Having completed a nine-month tour with the musical in South America, White took Cats to Singapore and South Korea in January.

White says that he hadn't watched any live performances of Webber's Cats until he started to work for the production.

"When I watched it for the first time, I was instantly attracted by the music, which was so unusual and not traditional. With many different genres from big band swing, rock 'n' roll to opera, the composer created a cats' world with his 'soundscape', which doesn't belong in any key, like most of the Western music where the tradition comes from."

White, who is from Australia, has studied classical piano since childhood. He worked on jazz, pop and has been involved with major music theater productions in the past 25 years, such as Les Miserables and West Side Story. The musician believes that the music is the "ultimate magic of the show".

Based on English poet T. S. Eliot's Old Possum's Book of Practical Cats, Webber's musical premiered in London's West End theater in 1981. The following year, it was staged on Broadway. Since its debut, Cats has been presented in 26 countries and more than 73 million people have seen the show worldwide, according to the production's team manager Makayla Bishop.

She and other members of the production were in Macao ahead of the show.

"The musical overcomes cultural differences and different generations can identify with it.

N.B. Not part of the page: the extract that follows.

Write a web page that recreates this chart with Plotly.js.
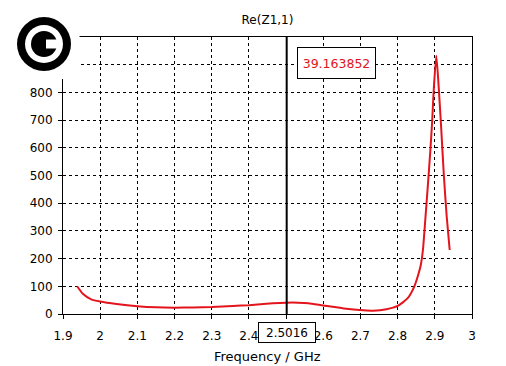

Children can get excited seeing the dancing of people dressed up as cats in costumes and wigs. Older generations can enjoy it because it's nostalgic. They remember hearing those songs, especially Memory, on the radio after it first came out by different artists covering it," Bishop says.

Erin Cornell, who plays a principal character called Grizabella in the musical, says that she received intense training to move like a cat.

Yet the most challenging part for her, even today, is to "keep Grizabella consistently truthful to every performance".

"Grizabella's singing Memory, which is a nostalgic remembrance of her glorious past and a hope to start a new life, is the climax shared by many audiences around the world. Every night, I need to go back to her truth and connect with the audiences," Cornell says.

When the musical was staged at the Great Hall of People in Beijing in 2004, White was there and he recalls even those who weren't familiar with such shows stood up for a long ovation.

"The show is a big part of my life and I have never envisioned that I could be with it for such a long time. Though I have other projects to do, I always come back to Cats," White says. "Sometimes I watch the musical from backstage and sometimes I walk among the audiences. I feel that it's unbelievable to have such a dynamic musical. It's a blessing."